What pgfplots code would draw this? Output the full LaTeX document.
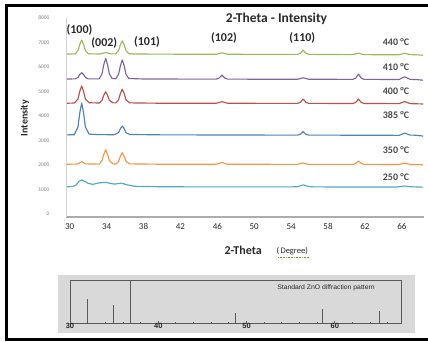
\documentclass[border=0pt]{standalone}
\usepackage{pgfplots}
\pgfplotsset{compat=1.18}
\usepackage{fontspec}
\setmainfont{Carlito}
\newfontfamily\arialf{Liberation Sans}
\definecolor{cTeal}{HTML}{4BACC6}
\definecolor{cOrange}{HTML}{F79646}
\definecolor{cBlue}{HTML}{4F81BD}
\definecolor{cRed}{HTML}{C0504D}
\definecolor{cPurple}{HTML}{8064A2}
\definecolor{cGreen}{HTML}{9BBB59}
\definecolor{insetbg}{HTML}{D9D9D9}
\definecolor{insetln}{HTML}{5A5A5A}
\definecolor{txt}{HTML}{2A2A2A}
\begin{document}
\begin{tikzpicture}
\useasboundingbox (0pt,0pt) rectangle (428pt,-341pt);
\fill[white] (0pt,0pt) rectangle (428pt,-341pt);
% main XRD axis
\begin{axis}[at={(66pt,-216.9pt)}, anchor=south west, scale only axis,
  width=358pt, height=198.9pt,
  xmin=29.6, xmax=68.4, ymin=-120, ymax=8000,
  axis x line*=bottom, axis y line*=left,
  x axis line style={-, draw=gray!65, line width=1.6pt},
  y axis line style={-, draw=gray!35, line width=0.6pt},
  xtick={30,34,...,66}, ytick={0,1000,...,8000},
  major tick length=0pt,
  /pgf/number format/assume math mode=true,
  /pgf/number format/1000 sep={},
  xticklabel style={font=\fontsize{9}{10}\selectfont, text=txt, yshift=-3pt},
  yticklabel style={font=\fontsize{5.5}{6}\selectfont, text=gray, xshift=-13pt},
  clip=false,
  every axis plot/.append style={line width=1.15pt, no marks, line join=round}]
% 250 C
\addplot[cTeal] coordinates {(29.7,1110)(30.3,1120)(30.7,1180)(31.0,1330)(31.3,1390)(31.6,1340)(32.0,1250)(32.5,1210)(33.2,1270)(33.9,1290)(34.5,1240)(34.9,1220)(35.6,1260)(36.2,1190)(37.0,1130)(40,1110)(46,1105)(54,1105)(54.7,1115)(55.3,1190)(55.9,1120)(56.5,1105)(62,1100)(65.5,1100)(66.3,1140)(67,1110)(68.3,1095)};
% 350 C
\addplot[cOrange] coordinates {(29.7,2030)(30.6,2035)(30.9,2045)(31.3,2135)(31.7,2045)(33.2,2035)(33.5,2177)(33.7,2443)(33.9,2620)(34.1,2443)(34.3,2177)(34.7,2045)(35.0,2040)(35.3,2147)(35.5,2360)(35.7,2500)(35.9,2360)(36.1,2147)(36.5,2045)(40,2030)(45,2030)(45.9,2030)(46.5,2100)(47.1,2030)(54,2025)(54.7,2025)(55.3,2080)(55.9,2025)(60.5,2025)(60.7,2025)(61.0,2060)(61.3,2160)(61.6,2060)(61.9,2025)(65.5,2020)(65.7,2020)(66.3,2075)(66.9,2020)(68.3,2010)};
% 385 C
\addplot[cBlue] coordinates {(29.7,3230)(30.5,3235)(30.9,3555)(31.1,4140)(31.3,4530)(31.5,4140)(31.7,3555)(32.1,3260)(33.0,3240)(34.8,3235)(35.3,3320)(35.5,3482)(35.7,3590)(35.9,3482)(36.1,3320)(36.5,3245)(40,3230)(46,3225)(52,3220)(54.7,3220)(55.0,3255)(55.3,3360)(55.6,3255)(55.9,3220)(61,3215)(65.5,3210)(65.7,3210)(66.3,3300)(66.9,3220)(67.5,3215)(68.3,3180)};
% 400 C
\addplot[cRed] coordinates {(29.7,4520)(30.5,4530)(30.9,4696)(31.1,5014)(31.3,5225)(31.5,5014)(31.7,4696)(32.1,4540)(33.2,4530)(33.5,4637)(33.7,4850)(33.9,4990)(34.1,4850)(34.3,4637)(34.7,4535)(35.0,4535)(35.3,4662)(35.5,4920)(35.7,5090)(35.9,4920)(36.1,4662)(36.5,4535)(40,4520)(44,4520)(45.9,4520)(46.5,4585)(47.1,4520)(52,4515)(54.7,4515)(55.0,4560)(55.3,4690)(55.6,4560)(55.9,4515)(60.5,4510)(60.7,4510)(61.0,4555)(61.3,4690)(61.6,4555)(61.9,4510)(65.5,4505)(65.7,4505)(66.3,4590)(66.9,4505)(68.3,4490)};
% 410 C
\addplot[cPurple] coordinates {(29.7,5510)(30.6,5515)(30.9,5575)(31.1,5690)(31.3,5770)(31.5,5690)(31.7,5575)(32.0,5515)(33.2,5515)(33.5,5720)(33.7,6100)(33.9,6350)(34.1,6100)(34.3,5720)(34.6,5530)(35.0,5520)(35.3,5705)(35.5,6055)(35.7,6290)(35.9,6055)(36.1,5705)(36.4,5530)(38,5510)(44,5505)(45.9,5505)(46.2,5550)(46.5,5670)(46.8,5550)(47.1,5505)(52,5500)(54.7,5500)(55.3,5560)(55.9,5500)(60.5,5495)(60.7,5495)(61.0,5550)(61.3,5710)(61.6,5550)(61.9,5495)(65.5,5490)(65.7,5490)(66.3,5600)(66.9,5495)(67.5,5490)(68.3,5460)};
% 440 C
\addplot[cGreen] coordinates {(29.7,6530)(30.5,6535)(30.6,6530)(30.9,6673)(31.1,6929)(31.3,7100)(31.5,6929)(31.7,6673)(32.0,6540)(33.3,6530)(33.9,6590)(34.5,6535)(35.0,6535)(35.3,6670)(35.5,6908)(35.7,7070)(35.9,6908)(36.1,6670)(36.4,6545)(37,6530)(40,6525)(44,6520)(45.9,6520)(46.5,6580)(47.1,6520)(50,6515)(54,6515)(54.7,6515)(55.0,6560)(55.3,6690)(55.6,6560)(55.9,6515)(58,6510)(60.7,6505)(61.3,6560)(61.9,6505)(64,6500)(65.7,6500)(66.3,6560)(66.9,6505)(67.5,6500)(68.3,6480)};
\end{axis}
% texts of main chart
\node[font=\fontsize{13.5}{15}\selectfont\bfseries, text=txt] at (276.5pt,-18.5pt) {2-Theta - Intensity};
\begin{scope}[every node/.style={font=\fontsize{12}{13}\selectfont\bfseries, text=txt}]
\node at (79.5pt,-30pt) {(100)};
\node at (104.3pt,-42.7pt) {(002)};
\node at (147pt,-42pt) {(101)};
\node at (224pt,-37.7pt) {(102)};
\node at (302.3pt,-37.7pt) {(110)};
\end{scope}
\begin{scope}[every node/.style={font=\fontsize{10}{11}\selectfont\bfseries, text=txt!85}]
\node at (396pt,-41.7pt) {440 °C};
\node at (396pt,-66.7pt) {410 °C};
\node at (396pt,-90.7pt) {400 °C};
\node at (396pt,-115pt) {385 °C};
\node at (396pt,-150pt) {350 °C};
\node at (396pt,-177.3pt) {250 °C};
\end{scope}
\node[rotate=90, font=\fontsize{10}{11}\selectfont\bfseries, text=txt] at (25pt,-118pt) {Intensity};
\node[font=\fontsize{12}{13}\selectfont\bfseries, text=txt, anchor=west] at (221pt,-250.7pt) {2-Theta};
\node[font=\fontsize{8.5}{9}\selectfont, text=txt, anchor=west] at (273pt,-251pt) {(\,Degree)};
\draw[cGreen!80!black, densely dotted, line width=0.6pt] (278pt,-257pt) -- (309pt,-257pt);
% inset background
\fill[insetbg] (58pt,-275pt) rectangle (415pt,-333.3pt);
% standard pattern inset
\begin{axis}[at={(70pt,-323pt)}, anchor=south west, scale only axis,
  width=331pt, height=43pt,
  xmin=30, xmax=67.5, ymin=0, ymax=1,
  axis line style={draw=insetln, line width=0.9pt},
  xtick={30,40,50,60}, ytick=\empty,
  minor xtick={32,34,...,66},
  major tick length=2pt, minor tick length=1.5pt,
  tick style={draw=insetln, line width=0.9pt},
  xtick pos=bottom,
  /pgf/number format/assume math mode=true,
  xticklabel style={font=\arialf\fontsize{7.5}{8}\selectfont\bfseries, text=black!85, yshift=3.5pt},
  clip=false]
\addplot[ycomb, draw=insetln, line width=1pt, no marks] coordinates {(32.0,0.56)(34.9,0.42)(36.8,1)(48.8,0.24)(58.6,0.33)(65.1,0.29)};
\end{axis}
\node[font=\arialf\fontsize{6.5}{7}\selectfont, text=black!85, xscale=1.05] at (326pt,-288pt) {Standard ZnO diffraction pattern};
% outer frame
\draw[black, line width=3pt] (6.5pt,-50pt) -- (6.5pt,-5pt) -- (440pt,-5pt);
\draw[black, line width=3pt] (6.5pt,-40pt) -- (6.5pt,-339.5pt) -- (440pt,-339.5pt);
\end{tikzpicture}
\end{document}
┄┄┄┄┄┄┄┄┄┄┄┄┄┄┄┄┄┄┄┄
*EXERCISE AIM*:
Show each line of the data that contains the string "draw".

*COMPLETED EXERCISE*:
What pgfplots code would draw this? Output the full LaTeX document.
  x axis line style={-, draw=gray!65, line width=1.6pt},
  y axis line style={-, draw=gray!35, line width=0.6pt},
\draw[cGreen!80!black, densely dotted, line width=0.6pt] (278pt,-257pt) -- (309pt,-257pt);
  axis line style={draw=insetln, line width=0.9pt},
  tick style={draw=insetln, line width=0.9pt},
\addplot[ycomb, draw=insetln, line width=1pt, no marks] coordinates {(32.0,0.56)(34.9,0.42)(36.8,1)(48.8,0.24)(58.6,0.33)(65.1,0.29)};
\draw[black, line width=3pt] (6.5pt,-50pt) -- (6.5pt,-5pt) -- (440pt,-5pt);
\draw[black, line width=3pt] (6.5pt,-40pt) -- (6.5pt,-339.5pt) -- (440pt,-339.5pt);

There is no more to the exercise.